BRITAIN - In some nations, you might stumble into vicious potholes; in East Lothian, a county in Scotland with 22 golf courses, you are more likely to disappear into a bunker.
For as you drive past the Firth of Forth (an estuary), through the musically named towns of Longriddy, Aberlady and Gullane, all you find is a cratered, rolling landscape on which golf flags dance in the wind. It seems they are all semaphoring the same alluring message: Come and play.
The world's best golfers have listened and 156 have shown up on a course that is home to the Honourable Company of Edinburgh Golfers in search of a Claret Jug.
Here, amid the ancient undulating grounds of a Muirfield course where golf was first played in 1891, modern men search to make their own history. Only one will, but as of now everyone believes it will be them.
Everyone takes this Major seriously, including the event itself. Its name is simply The Open, in the same wonderfully conceited way that Wimbledon calls itself The Championship.
Tradition seems imprinted on every blade of wispy grass and on Wedneday I was confronted by a smiling Scot in a Bobby Jones cap with a collection of hickory-shafted clubs from 1905. Which seems about how long it has been since Tiger Woods has won a Major.
Woods, 37, is the favourite but it is mainly due to the lack of an alternative. He is No. 1 but has now played 16 Majors without a victory. In a way he is living on his past.
Woods owns imagination, experience, and length will be a non-issue for him on a course where he has smacked a three-iron over 300 yards on fairways where the ball rolls as if it has hit ice. It is nerve he must re-find.
Certainly, younger men are no longer petrified of his Woodness.

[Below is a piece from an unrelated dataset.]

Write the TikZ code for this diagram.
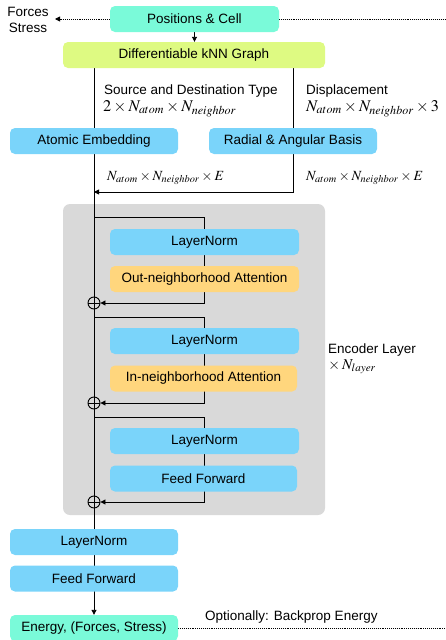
\documentclass[tikz,border=0pt]{standalone}
\usepackage{mathptmx}
\usepackage[no-math]{fontspec}
\setmainfont{Liberation Sans}
\usetikzlibrary{arrows.meta,positioning}
\pgfdeclarelayer{bg}
\pgfdeclarelayer{lines}
\pgfsetlayers{bg,lines,main}
\definecolor{aqua}{RGB}{122,250,217}
\definecolor{lime}{RGB}{222,250,130}
\definecolor{skyb}{RGB}{122,212,250}
\definecolor{orng}{RGB}{255,214,125}
\definecolor{grayb}{RGB}{217,217,217}
\tikzset{
  box/.style={rounded corners=5pt, minimum height=26pt, inner sep=0pt, font=\fontsize{13.5}{16}\selectfont},
  lbl/.style={inner sep=0pt, font=\fontsize{13.5}{16}\selectfont},
  mlbl/.style={inner sep=0pt, font=\fontsize{14}{17}\selectfont},
  mlblbig/.style={inner sep=0pt, font=\fontsize{16.3}{19}\selectfont},
  conn/.style={line width=0.9pt},
  tip/.style={-{Triangle[length=5pt,width=5pt]}},
  dots/.style={line width=0.9pt, densely dotted},
  oplus/.style={circle, draw, line width=0.9pt, minimum size=12pt, inner sep=0pt,
    path picture={\draw[line width=0.9pt] (path picture bounding box.north) -- (path picture bounding box.south)
      (path picture bounding box.west) -- (path picture bounding box.east);}},
}
\begin{document}
\begin{tikzpicture}[x=1pt,y=-1pt]
\useasboundingbox (0,0) rectangle (446,640);
% nodes
\node[box, fill=aqua, minimum width=169pt] (pos) at (194.5,19) {Positions \& Cell};
\node[box, fill=lime, minimum width=262pt] (knn) at (194,55) {Differentiable kNN Graph};
\node[box, fill=skyb, minimum width=168pt] (emb) at (94,141) {Atomic Embedding};
\node[box, fill=skyb, minimum width=168pt] (rab) at (293,141) {Radial \& Angular Basis};
\node[box, fill=skyb, minimum width=189pt] (ln1) at (204.5,242) {LayerNorm};
\node[box, fill=orng, minimum width=189pt] (att1) at (204.5,279) {Out-neighborhood Attention};
\node[box, fill=skyb, minimum width=189pt] (ln2) at (204.5,341) {LayerNorm};
\node[box, fill=orng, minimum width=187pt] (att2) at (203.5,378.5) {In-neighborhood Attention};
\node[box, fill=skyb, minimum width=189pt] (ln3) at (204.5,441) {LayerNorm};
\node[box, fill=skyb, minimum width=187pt] (ff1) at (203.5,478.5) {Feed Forward};
\node[box, fill=skyb, minimum width=168pt] (ln4) at (94,542) {LayerNorm};
\node[box, fill=skyb, minimum width=168pt] (ff2) at (94,578.5) {Feed Forward};
\node[box, fill=aqua, minimum width=168pt] (energy) at (94,628) {Energy, (Forces, Stress)};
\node[oplus] (p1) at (94,303) {};
\node[oplus] (p2) at (94,403) {};
\node[oplus] (p3) at (94,502) {};
% labels
\node[lbl, align=center] (fs) at (28,20) {Forces\\Stress};
\node[lbl, anchor=base west] (srcl) at (104,94.5) {Source and Destination Type};
\node[mlblbig, anchor=base west] (srcm) at (103,111.5) {$2\times N_{atom}\times N_{neighbor}$};
\node[lbl, anchor=base west] (dspl) at (306,94.5) {Displacement};
\node[mlblbig, anchor=base west] (dspm) at (306,111.5) {$N_{atom}\times N_{neighbor}\times 3$};
\node[mlbl, anchor=base west] (em) at (107,180) {$N_{atom}\times N_{neighbor}\times E$};
\node[mlbl, anchor=base west] (rm) at (306,180) {$N_{atom}\times N_{neighbor}\times E$};
\node[lbl, anchor=base west] (enc) at (328,353) {Encoder Layer};
\node[mlbl, font=\fontsize{15}{18}\selectfont, anchor=base west] (encm) at (326,369) {${}\times N_{layer}$};
\node[lbl, anchor=base west] (opt) at (205,620) {Optionally: Backprop Energy};
\coordinate (redge1) at (446,19);
\coordinate (redge2) at (446,628);
\coordinate (fsend) at (55,19);
\coordinate (j0) at (94,192);
\coordinate (b1) at (94,217);
\coordinate (b2) at (94,317);
\coordinate (b3) at (94,417);
% background box
\begin{pgfonlayer}{bg}
\fill[grayb, rounded corners=7pt] (63,204) rectangle (325,515);
\end{pgfonlayer}
% connectors
\begin{pgfonlayer}{lines}
\draw[conn, tip] (pos) -- (pos |- knn.north);
\draw[conn] (knn.south -| emb) -- (p1);
\draw[conn] (p1) -- (p2);
\draw[conn] (p2) -- (p3);
\draw[conn, tip] (p3) -- (energy);
\draw[conn, tip] (knn.south -| rab) -- (rab |- j0) -- (j0);
\draw[conn, tip] (b1) -- (b1 -| ln1) -- (ln1 |- p1) -- (p1);
\draw[conn, tip] (b2) -- (b2 -| ln2) -- (ln2 |- p2) -- (p2);
\draw[conn, tip] (b3) -- (b3 -| ln3) -- (ln3 |- p3) -- (p3);
\draw[dots, tip] (pos) -- (fsend);
\draw[dots] (pos) -- (redge1);
\draw[dots] (energy) -- (redge2);
\end{pgfonlayer}
\end{tikzpicture}
\end{document}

On Wednesday, Adam Scott, 33, whose heart was broken at last year's Open but healed at this year's Masters, said he sent Justin Rose, 32, a text after the latter won the US Open: "I feel like it's our time, I think is what I wrote to him." It is a generation which is now even audibly asserting itself.
Scott, who led by four shots with four holes left at last year's Open, found the neatest education from that defeat. "You just have to be tough coming down the stretch, and I wasn't tough enough that day."
The conclusion, Scott stated, is about wanting it badly. Of course it is rarely that simple for Rory McIlroy, no tournament won this year, is full of want yet is playing badly.
In this capricious sport that delights in theories, where Phil Mickelson has a putting idea he does not want to share and a management professor shows me a gizmo at the practice green designed to help putters, there is one unarguable fact.
Winning this Open will take the feel of a master embroider. Technique must bend to idea.
For all the forensic planning players do on where to land the ball and what club to use - McIlroy says he will use the driver five to seven times - links golf lures the artist. This is not golf just via the air but along the ground, up humps, down slopes and across flat fairways.
All week players were using words that spectators love to hear: Imagine. Conjure. Visualise. Touch.
In such a touch-feely environment, it was inevitable that gender was the most discussed subject on Wednesday at a club that is only for men. Equality is at the heart of sport but here Scottish golf showed itself not just as beautiful but backward. Perhaps they think it is still 1913.
It is a club's right to have no women members, but it is not right for a tournament of such stature to be held at such a club. What is the use of sport if it still spreads exclusionary messages? When Peter Dawson, chief executive of the R&A showed up, the talk got heated.
When a reporter asked, "Morally, what's the difference between men only and whites only?", Dawson replied: "Oh, goodness me, I think that's a ridiculous question."
The issue is being confused, but Dawson - who faced 11 of 27 questions on this subject - looked like a defiant man in an old bathtub trying to row upstream on a raging river.
He will lose this debate eventually and 155 men will lose this tournament. But not yet.
On Thursday, under expected clear skies and 8-16kmh wind, they begin on a course where the holes are designed in two circles. It means rarely, and uniquely, do players face a similar wind for more than two successive holes.
It is a challenge to improvisation, yet the single, most common word used by players to describe the course set-up has been "fair". The wise golfing folk of East Lothian will know that, after four days, this might change. After all, many figurative potholes lie ahead. And many literal bunkers.